Survey Says… Americans Don’t Like Obamacare

May 28, 2014

 

Two new surveys highlight the continued headwinds the President and Washington Democrats face regarding their healthcare law. CNBC reports this morning that a survey conducted by Bankrate found that “7 in 10 people say Obamacare had bad or zero impact on US,” with vast majority of those (43%) responding that the law “has had a primarily negative effect on the United States.” Additionally, 23% of those with employer based coverage stated, “…they are more likely to retire early or otherwise leave their jobs because of aspects of Obamacare that dilute the advantage of job-linked coverage.”

CNBC also notes that Bankrate’s findings come weeks after the President celebrated the law and declared the debate over the law over:

“The public's generally negative or neutral view the ACA's impact as measured by the survey comes weeks after the White House proudly announced that more than 8 million people had enrolled in Obamacareindividual insurance plans sold on the government-run health exchanges. That was 1 million above original projections made for the plans, which take effect for the first time this year.”

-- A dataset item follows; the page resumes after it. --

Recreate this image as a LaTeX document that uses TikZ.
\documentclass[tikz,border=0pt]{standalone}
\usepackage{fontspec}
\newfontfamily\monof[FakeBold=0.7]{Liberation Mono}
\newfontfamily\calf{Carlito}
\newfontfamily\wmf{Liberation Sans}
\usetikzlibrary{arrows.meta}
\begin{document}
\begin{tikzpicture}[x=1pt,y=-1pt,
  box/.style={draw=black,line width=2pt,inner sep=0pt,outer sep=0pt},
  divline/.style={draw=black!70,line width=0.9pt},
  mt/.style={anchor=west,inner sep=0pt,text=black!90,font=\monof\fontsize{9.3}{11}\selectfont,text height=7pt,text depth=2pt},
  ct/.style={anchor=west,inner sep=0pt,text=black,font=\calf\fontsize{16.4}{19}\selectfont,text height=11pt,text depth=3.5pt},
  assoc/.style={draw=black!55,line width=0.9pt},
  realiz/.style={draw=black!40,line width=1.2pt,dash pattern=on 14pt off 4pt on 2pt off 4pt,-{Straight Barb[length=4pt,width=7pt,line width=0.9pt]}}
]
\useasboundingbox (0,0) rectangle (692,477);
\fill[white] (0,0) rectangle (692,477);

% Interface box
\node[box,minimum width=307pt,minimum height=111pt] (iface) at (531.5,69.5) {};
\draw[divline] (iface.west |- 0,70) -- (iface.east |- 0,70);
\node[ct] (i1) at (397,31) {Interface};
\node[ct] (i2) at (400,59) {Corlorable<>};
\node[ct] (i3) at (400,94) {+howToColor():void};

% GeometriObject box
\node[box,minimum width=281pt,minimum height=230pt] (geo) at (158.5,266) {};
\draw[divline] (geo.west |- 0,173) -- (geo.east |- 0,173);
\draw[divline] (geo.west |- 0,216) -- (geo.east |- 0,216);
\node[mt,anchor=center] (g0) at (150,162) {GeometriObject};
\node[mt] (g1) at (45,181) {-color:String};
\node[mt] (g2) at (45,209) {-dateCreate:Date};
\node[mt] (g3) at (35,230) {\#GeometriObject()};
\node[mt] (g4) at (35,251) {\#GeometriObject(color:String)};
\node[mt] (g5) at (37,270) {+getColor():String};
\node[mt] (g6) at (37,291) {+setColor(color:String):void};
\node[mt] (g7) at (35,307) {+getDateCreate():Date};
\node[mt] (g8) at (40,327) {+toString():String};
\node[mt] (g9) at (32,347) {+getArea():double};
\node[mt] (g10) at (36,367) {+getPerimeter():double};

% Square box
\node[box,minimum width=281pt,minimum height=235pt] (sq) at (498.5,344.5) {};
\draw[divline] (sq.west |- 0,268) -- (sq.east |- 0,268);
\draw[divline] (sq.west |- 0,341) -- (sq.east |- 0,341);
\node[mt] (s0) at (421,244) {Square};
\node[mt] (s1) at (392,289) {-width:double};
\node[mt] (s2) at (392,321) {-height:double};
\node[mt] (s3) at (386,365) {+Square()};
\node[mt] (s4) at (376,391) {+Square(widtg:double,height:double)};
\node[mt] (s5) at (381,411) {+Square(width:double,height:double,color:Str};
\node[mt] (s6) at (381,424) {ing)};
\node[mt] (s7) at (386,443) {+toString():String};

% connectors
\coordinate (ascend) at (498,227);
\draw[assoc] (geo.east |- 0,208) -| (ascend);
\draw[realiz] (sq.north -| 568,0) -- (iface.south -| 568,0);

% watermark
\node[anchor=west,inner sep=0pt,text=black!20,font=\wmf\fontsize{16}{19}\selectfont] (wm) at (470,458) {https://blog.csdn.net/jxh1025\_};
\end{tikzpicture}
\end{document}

With 70% of Americans stating that the law has either had a net negative impact or no effect at all – I guess the debate is over: Americans disagree with the President and his Democratic allies.

It’s not difficult to understand why. The law is raising costs, reducing paychecks and costing jobs. USA Today reports on the annual Aflac WorkForces Report, which found almost 60% of US companies have already or will over the next year, “increase employees' share of health care premiums or co-payments for doctors' visits.”

What’s worse for employers is that businesses are being forced to cut costs (i.e. salaries) because of the law. Companies are instituting new plans, including major medical plans with high deductibles reaching over $1,000. Aflac’s VP for Human Resources Matthew Owenby told USA Today, “Many employees are in a ‘fragile financial situation’ and couldn't afford the out-of-pocket expenses of many medical situations.”

It’s not just the quality of employee care that is under attack by the President’s healthcare law, but also paychecks and jobs. The survey found that cost cutting measures being employed by employers range from reducing employees benefits and pay to eliminating jobs:

“The need to control costs is driving many companies' decisions on benefits, Owenby says. The report shows that almost half of employers (49%) agree that controlling costs is the primary objective, and took steps to contain costs, including:

• 39% hired independent contractors or consultants.

• 32% eliminated or delayed raises.

• 22% eliminated or cut back on benefits.

• 21% changed some full-time workers to part-time workers.”

These reports directly undercut the President’s April 1st claims that, “…the growth of health care costs is down. And that's good for our middle class, and that's good for our fiscal future.”